Copy each line of the data below exactly, leaving out pictures.

(Raw records)
+ + +

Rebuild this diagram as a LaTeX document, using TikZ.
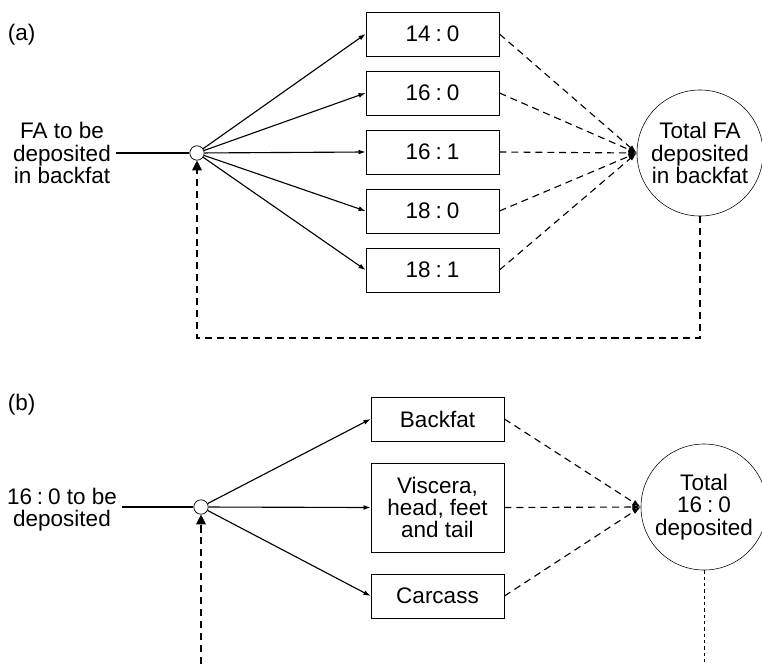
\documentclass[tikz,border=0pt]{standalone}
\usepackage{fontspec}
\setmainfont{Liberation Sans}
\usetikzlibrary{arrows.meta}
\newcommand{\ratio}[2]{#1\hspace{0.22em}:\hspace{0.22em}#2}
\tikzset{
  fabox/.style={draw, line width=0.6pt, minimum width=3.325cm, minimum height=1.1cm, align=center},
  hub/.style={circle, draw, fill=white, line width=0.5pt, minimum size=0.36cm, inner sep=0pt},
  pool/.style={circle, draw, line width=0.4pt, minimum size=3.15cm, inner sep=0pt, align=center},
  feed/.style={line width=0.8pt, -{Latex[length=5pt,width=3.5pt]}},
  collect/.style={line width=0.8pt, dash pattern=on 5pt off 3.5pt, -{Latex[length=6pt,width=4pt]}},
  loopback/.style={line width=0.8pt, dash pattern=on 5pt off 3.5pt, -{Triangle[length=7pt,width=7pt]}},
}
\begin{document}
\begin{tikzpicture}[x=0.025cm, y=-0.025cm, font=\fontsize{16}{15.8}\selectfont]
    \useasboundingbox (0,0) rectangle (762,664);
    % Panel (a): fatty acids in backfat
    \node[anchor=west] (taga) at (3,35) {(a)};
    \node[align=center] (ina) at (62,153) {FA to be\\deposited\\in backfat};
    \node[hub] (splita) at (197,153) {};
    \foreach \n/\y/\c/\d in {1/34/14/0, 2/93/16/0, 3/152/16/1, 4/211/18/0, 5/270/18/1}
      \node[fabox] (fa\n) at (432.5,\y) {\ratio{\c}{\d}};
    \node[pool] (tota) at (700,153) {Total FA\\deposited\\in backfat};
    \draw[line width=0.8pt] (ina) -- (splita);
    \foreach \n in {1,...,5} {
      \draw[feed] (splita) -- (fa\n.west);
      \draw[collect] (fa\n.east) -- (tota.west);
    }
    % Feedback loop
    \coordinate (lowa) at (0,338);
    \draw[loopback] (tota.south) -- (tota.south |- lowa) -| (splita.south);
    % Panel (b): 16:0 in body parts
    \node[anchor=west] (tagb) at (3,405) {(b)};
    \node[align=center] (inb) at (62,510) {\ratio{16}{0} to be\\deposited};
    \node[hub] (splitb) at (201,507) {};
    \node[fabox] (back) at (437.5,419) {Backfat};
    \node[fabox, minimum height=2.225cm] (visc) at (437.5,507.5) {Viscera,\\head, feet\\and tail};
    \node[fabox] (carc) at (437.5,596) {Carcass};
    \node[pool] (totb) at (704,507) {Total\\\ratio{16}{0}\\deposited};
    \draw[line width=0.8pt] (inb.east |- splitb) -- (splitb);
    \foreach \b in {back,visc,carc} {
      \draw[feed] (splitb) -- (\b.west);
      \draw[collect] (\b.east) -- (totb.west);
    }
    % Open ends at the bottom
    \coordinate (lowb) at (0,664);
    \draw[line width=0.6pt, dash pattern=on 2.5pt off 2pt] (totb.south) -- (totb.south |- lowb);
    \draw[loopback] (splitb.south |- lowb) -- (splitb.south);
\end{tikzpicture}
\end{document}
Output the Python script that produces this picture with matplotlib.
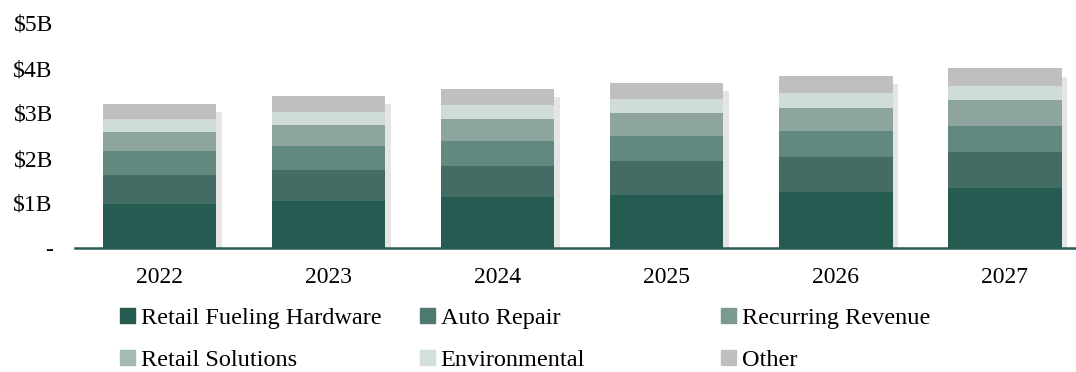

+ + +

### Reply
Rebuild this diagram as a LaTeX document, using TikZ.
\documentclass[tikz,border=0pt]{standalone}
\usepackage{fontspec}
\setmainfont{Liberation Sans}
\usetikzlibrary{arrows.meta}
\newcommand{\ratio}[2]{#1\hspace{0.22em}:\hspace{0.22em}#2}
\tikzset{
  fabox/.style={draw, line width=0.6pt, minimum width=3.325cm, minimum height=1.1cm, align=center},
  hub/.style={circle, draw, fill=white, line width=0.5pt, minimum size=0.36cm, inner sep=0pt},
  pool/.style={circle, draw, line width=0.4pt, minimum size=3.15cm, inner sep=0pt, align=center},
  feed/.style={line width=0.8pt, -{Latex[length=5pt,width=3.5pt]}},
  collect/.style={line width=0.8pt, dash pattern=on 5pt off 3.5pt, -{Latex[length=6pt,width=4pt]}},
  loopback/.style={line width=0.8pt, dash pattern=on 5pt off 3.5pt, -{Triangle[length=7pt,width=7pt]}},
}
\begin{document}
\begin{tikzpicture}[x=0.025cm, y=-0.025cm, font=\fontsize{16}{15.8}\selectfont]
    \useasboundingbox (0,0) rectangle (762,664);
    % Panel (a): fatty acids in backfat
    \node[anchor=west] (taga) at (3,35) {(a)};
    \node[align=center] (ina) at (62,153) {FA to be\\deposited\\in backfat};
    \node[hub] (splita) at (197,153) {};
    \foreach \n/\y/\c/\d in {1/34/14/0, 2/93/16/0, 3/152/16/1, 4/211/18/0, 5/270/18/1}
      \node[fabox] (fa\n) at (432.5,\y) {\ratio{\c}{\d}};
    \node[pool] (tota) at (700,153) {Total FA\\deposited\\in backfat};
    \draw[line width=0.8pt] (ina) -- (splita);
    \foreach \n in {1,...,5} {
      \draw[feed] (splita) -- (fa\n.west);
      \draw[collect] (fa\n.east) -- (tota.west);
    }
    % Feedback loop
    \coordinate (lowa) at (0,338);
    \draw[loopback] (tota.south) -- (tota.south |- lowa) -| (splita.south);
    % Panel (b): 16:0 in body parts
    \node[anchor=west] (tagb) at (3,405) {(b)};
    \node[align=center] (inb) at (62,510) {\ratio{16}{0} to be\\deposited};
    \node[hub] (splitb) at (201,507) {};
    \node[fabox] (back) at (437.5,419) {Backfat};
    \node[fabox, minimum height=2.225cm] (visc) at (437.5,507.5) {Viscera,\\head, feet\\and tail};
    \node[fabox] (carc) at (437.5,596) {Carcass};
    \node[pool] (totb) at (704,507) {Total\\\ratio{16}{0}\\deposited};
    \draw[line width=0.8pt] (inb.east |- splitb) -- (splitb);
    \foreach \b in {back,visc,carc} {
      \draw[feed] (splitb) -- (\b.west);
      \draw[collect] (\b.east) -- (totb.west);
    }
    % Open ends at the bottom
    \coordinate (lowb) at (0,664);
    \draw[line width=0.6pt, dash pattern=on 2.5pt off 2pt] (totb.south) -- (totb.south |- lowb);
    \draw[loopback] (splitb.south |- lowb) -- (splitb.south);
\end{tikzpicture}
\end{document}
Output the Python script that produces this picture with matplotlib.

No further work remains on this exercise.